Clamour over Johnson’s ‘lack of grip’ gets louder - GulfToday

Clamour over Johnson’s ‘lack of grip’ gets louder

Andrew Grice

Political columnist for The Independent.

Political columnist for The Independent.


Boris Johnson.

The relationship between politicians and scientists has changed markedly during the coronavirus crisis. At first, ministers insisted they were “following the science”. Then they were “guided” by it. Now they finally admit questions like the two-metre social distancing rule are political decisions as they prepare to overrule their scientific and medical experts.

“Watch this space,” Boris Johnson told Wednesday night’s Downing Street press conference. He is hoping for some cover from his scientific and medical advisers in case a reduction to one metre or 1.5 metres results in a spike in COVID-19 cases. But it is pretty obvious he will change the rule before pubs, restaurants and cafes reopen after 4 July, even if his experts don’t give the green light.

Johnson is under intense pressure from both businesses and Conservative MPs on the issue. Senior Tories are desperate to see the back of the two-metre rule. More worryingly for Johnson, their grumbling about his “lack of grip” is getting louder.

Although the Cabinet’s agreed mantra is “we have a plan and we’re sticking to it”, that convinces no one when the government is being buffeted around by events. It didn’t “stick to the plan” on reopening schools, and looked hopelessly out of touch on free school meals before being forced into a humiliating retreat by Manchester United footballer Marcus Rashford (one sentence I never expected to write).

Tory MPs also complained that Johnson gave too much influence to his scientists and medics; they have had enough of experts again. They urged him to call in economists so he could weigh up the cost of the lockdown. He is now doing that in his review of the two-metre rule.
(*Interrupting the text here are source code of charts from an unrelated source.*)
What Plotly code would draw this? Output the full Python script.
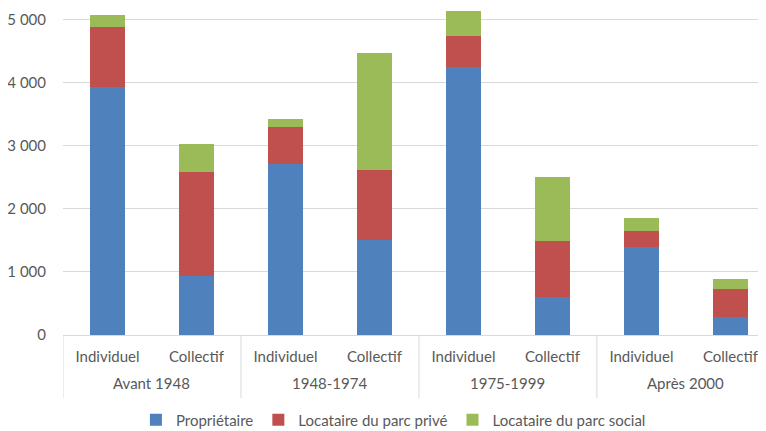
import plotly.graph_objects as go

periodes = ["Avant 1948", "1948-1974", "1975-1999", "Après 2000"]
types = ["Individuel", "Collectif"]

proprietaire = [3930, 940, 2710, 1510, 4250, 600, 1390, 280]
locataire_prive = [960, 1650, 585, 1110, 495, 890, 265, 450]
locataire_social = [185, 440, 135, 1850, 400, 1020, 200, 165]

series = [
    ("Propriétaire", proprietaire, "#4F81BD"),
    ("Locataire du parc privé", locataire_prive, "#C0504D"),
    ("Locataire du parc social", locataire_social, "#9BBB59"),
]

cats = [f"{p}|{t}" for p in periodes for t in types]
cat_text = [t for p in periodes for t in types]

fig = go.Figure()
for name, vals, col in series:
    fig.add_trace(go.Bar(x=cats, y=vals, name=name,
                         marker=dict(color=col, line=dict(width=0))))

grey = "#595959"
line_col = "#D9D9D9"
font_fam = "Lato, Carlito, Open Sans, sans-serif"

# group labels and dividers, placed on the category axis
n = len(types)
for i, p in enumerate(periodes):
    fig.add_annotation(x=i * n + (n - 1) / 2, y=-0.147, xref="x", yref="paper",
                       text=p, showarrow=False, yanchor="middle",
                       font=dict(size=15, color=grey, family=font_fam))
for i in range(len(periodes) + 1):
    fig.add_shape(type="line", xref="x", yref="paper",
                  x0=i * n - 0.5, x1=i * n - 0.5, y0=0, y1=-0.193,
                  line=dict(color=line_col, width=1))

fig.update_layout(
    barmode="stack",
    bargap=0.6,
    width=758, height=423,
    margin=dict(l=55, r=0, t=0, b=96, autoexpand=False),
    paper_bgcolor="white", plot_bgcolor="white",
    separators=", ",
    font=dict(family=font_fam, size=15, color=grey),
    legend=dict(orientation="h", x=0.47, xanchor="center", y=-0.26, yanchor="middle",
                font=dict(size=15, color=grey), itemwidth=30, traceorder="normal"),
    showlegend=True,
)
fig.update_yaxes(range=[0, 5190], dtick=1000, tickformat=",d",
                 showgrid=True, gridcolor=line_col, gridwidth=1,
                 zeroline=False, showline=False, ticks="", automargin=False,
                 ticklabelstandoff=16,
                 tickfont=dict(size=15, color=grey))
fig.update_xaxes(range=[-0.5, 7.4], showline=True, linecolor=line_col, linewidth=1,
                 tickmode="array", tickvals=cats, ticktext=cat_text,
                 ticks="", automargin=False, ticklabelstandoff=8,
                 tickfont=dict(size=15, color=grey))

fig.write_html("out.html")
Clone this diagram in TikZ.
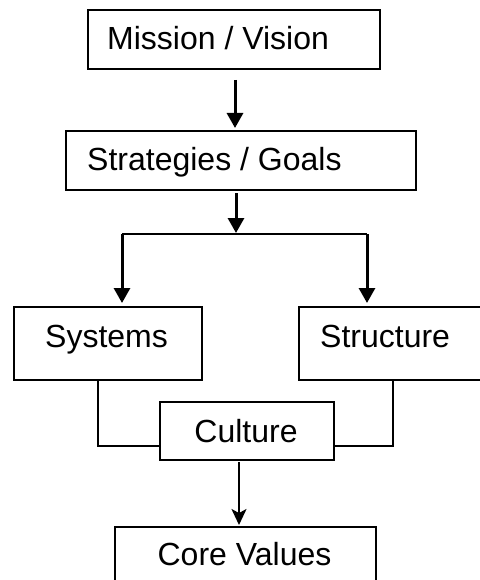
\documentclass[tikz,border=0pt]{standalone}
\usepackage{fontspec}
\setmainfont{Liberation Sans}
\usetikzlibrary{arrows.meta}
\begin{document}
\begin{tikzpicture}[x=1pt,y=-1pt,
  box/.style={draw=black, line width=2pt, rectangle, inner sep=0pt, anchor=north west},
  lbl/.style={font=\fontsize{32}{38}\selectfont, inner sep=0pt},
  thickarrow/.style={line width=3pt, -{Triangle[width=16pt,length=15pt]}},
  thinarrow/.style={line width=2pt, -{Stealth[width=15pt,length=16pt,inset=4pt]}},
  conn/.style={line width=2pt}]
\useasboundingbox (0,0) rectangle (479,580);
% boxes
\node[box, minimum width=292.5pt, minimum height=59pt] (mission) at (86.5,9) {};
\node[box, minimum width=350pt, minimum height=59pt] (strat) at (65,130) {};
\node[box, minimum width=188pt, minimum height=73pt] (systems) at (13,306) {};
\node[box, minimum width=190pt, minimum height=73pt] (structure) at (298,306) {};
\node[box, minimum width=174pt, minimum height=58pt] (culture) at (159,401) {};
\node[box, minimum width=261pt, minimum height=60pt] (core) at (114,526) {};
% labels
\node[lbl, anchor=base west] (missiont) at (107,50) {Mission / Vision};
\node[lbl, anchor=base west] (stratt) at (87,170) {Strategies / Goals};
\node[lbl, anchor=base] (systemst) at (106.5,347) {Systems};
\node[lbl, anchor=base west] (structuret) at (320,347) {Structure};
\node[lbl, anchor=base] (culturet) at (246,442) {Culture};
\node[lbl, anchor=base] (coret) at (244.5,565) {Core Values};
% connector points
\coordinate (a1) at (235,80);
\coordinate (a2) at (235,128);
\coordinate (b1) at (236,193);
\coordinate (b2) at (236,233);
\coordinate (bl) at (122,234);
\coordinate (br) at (367,234);
\coordinate (sl) at (122,303);
\coordinate (sr) at (367,303);
\coordinate (c1) at (98,379);
\coordinate (c2) at (98,446);
\coordinate (d1) at (393,379);
\coordinate (d2) at (393,446);
\coordinate (e1) at (239,462);
\coordinate (e2) at (239,525);
% connectors
\draw[thickarrow] (a1) -- (a2);
\draw[thickarrow] (b1) -- (b2);
\draw[conn] (bl) -- (br);
\draw[thickarrow] (bl) -- (sl);
\draw[thickarrow] (br) -- (sr);
\draw[conn] (c1) -- (c2) -- (c2 -| culture.west);
\draw[conn] (d1) -- (d2) -- (d2 -| culture.east);
\draw[thinarrow] (e1) -- (e2);
\end{tikzpicture}
\end{document}
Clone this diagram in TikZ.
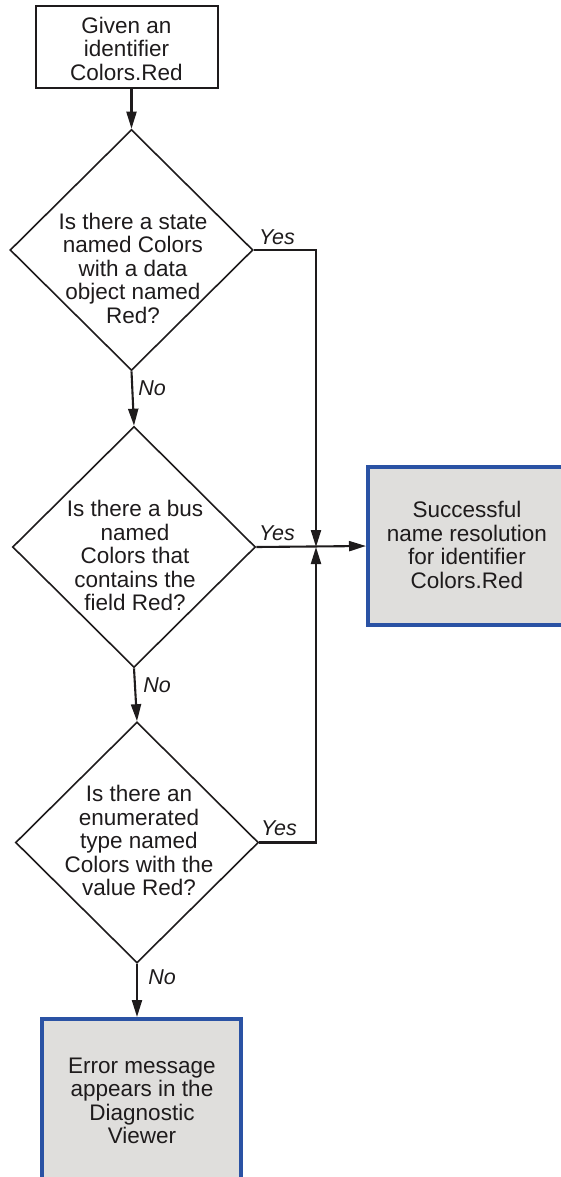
\documentclass[tikz,border=0pt]{standalone}
\usepackage{fontspec}
\setmainfont{Liberation Sans}
\usetikzlibrary{shapes.geometric,arrows.meta}
\definecolor{ink}{HTML}{1E1B1C}
\definecolor{frameblue}{HTML}{2A52A4}
\definecolor{boxgray}{HTML}{DFDEDC}
\begin{document}
\begin{tikzpicture}[x=1pt,y=-1pt,
  txt/.style={font=\fontsize{22.5}{23.5}\selectfont, text=ink, align=center, inner sep=0pt},
  startbox/.style={draw=ink, line width=2pt, minimum width=182pt, minimum height=82pt, inner sep=0pt},
  endbox/.style={draw=frameblue, fill=boxgray, line width=4pt, inner sep=0pt},
  decbox/.style={diamond, draw=ink, line width=1.6pt, minimum width=243pt, minimum height=241pt, inner sep=0pt},
  flow/.style={draw=ink, line width=2.1pt},
  arr/.style={-{Triangle[length=17pt,width=10pt]}},
  lab/.style={font=\fontsize{21.5}{22}\selectfont\itshape, text=ink, inner sep=0pt}]
\useasboundingbox (0,0) rectangle (561,1177);
\clip (0,0) rectangle (561,1177);

\node[startbox] (start) at (126.5,47.5) {};
\node[txt] (t0) at (126.5,48.5) {Given an\\identifier\\Colors.Red};

\node[decbox] (d1) at (131.5,250) {};
\node[txt] (t1) at (133,268) {Is there a state\\named Colors\\with a data\\object named\\Red?};

\node[decbox] (d2) at (134,547) {};
\node[txt] (t2) at (135,555.5) {Is there a bus\\named\\Colors that\\contains the\\field Red?};

\node[decbox] (d3) at (137,842.5) {};
\node[txt] (t3) at (139,840.5) {Is there an\\enumerated\\type named\\Colors with the\\value Red?};

\node[endbox, minimum width=197pt, minimum height=158pt] (succ) at (466.5,546) {};
\node[txt] (t4) at (467,545) {Successful\\name resolution\\for identifier\\Colors.Red};

\node[endbox, minimum width=199pt, minimum height=171pt] (err) at (141.5,1104.5) {};
\node[txt] (t5) at (142,1101) {Error message\\appears in the\\Diagnostic\\Viewer};

\coordinate (j) at (316,547);

\draw[flow,arr] (start.south -| d1.north) -- (d1.north);
\draw[flow,arr] (d1.south) -- (d2.north);
\draw[flow,arr] (d2.south) -- (d3.north);
\draw[flow,arr] (d3.south) -- (d3.south |- err.north);
\draw[flow,arr] (d1.east) -| (j);
\draw[flow,arr] (d3.east) -| (j);
\draw[flow,arr] (d2.east) -- (succ.west);

\node[lab] (y1) at (277,237) {Yes};
\node[lab] (y2) at (277,533) {Yes};
\node[lab] (y3) at (279,828) {Yes};
\node[lab] (n1) at (152,388) {No};
\node[lab] (n2) at (157,685) {No};
\node[lab] (n3) at (162,977) {No};
\end{tikzpicture}
\end{document}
One Conservative MP even groaned that Johnson “looked like a hostage” at the daily press conference when flanked by Chris Whitty, the chief medical officer, and Patrick Vallance, the chief scientific adviser. At the start of the crisis, the pair were popular and trusted figures who reassured an anxious public. But No 10’s command and control instincts kicked in when advisers refused to parrot the government line, as The Independent revealed. Appearances by non-politicians at the press conference have more than halved since the start of this month.

However, the role of the scientists themselves will be called into question in a book The COVID-19 Catastrophe: What’s Gone Wrong and How to Stop it Happening Again published by Richard Horton, editor-in-chief of The Lancet. Horton doesn’t pull his punches. He accuses western nations including the UK of “state negligence” and “gross incompetence” which cost tens of thousands of lives, saying: “It was within the power of governments to have prevented this human crisis.”

His catalogue of “missed opportunities and appalling misjudgements” includes the UK advisers missing crucial signs from China in January that this was not a flu pandemic. Advisers and politicians sought to speak with one voice, he argues, and scientists didn’t speak out when things went wrong on personal protective equipment and testing. He attacks the “silent, human destruction” of care home residents.

Some experts will argue that they enjoyed more influence by sticking close to ministers inside the tent. But Horton accuses the Scientific Advisory Group on Emergencies (Sage) of “pervasive secrecy and deference to ministers”, claiming it “suffered from a disabling ‘group think’.”

He also criticises the “silence” of the wider medical establishment, suggesting that some figures might have read the China signals but “didn’t want to criticise the government publicly for fear of losing their seat of influence at the government table”. In the UK and other western nations, this amounted to a “a stain on the leadership of a profession whose frontline workers had given so much”.

Horton thinks the politicians are also culpable, describing the government as “slow, complacent and flat-footed” and glaringly unprepared amid arrogance and a “culture of complacent exceptionalism”. He accuses Johnson of misleading the country by saying it was “well prepared” for the pandemic and claiming “apparent success” in protecting the NHS, which “certainly did not cope” because so much non-coronavirus work was postponed.

When the public inquiry comes, Horton’s verdict should be part of the reckoning. His searing criticism should persuade Johnson to admit some mistakes now, and show that the government has learnt lessons.

Johnson might even get some credit from voters for coming clean now. It is not a crime in such an unprecedented crisis to concede the obvious: that the government would have done things differently if it had known then what it knows now.

Playing for time is a tempting device for politicians. But it is not always the right response.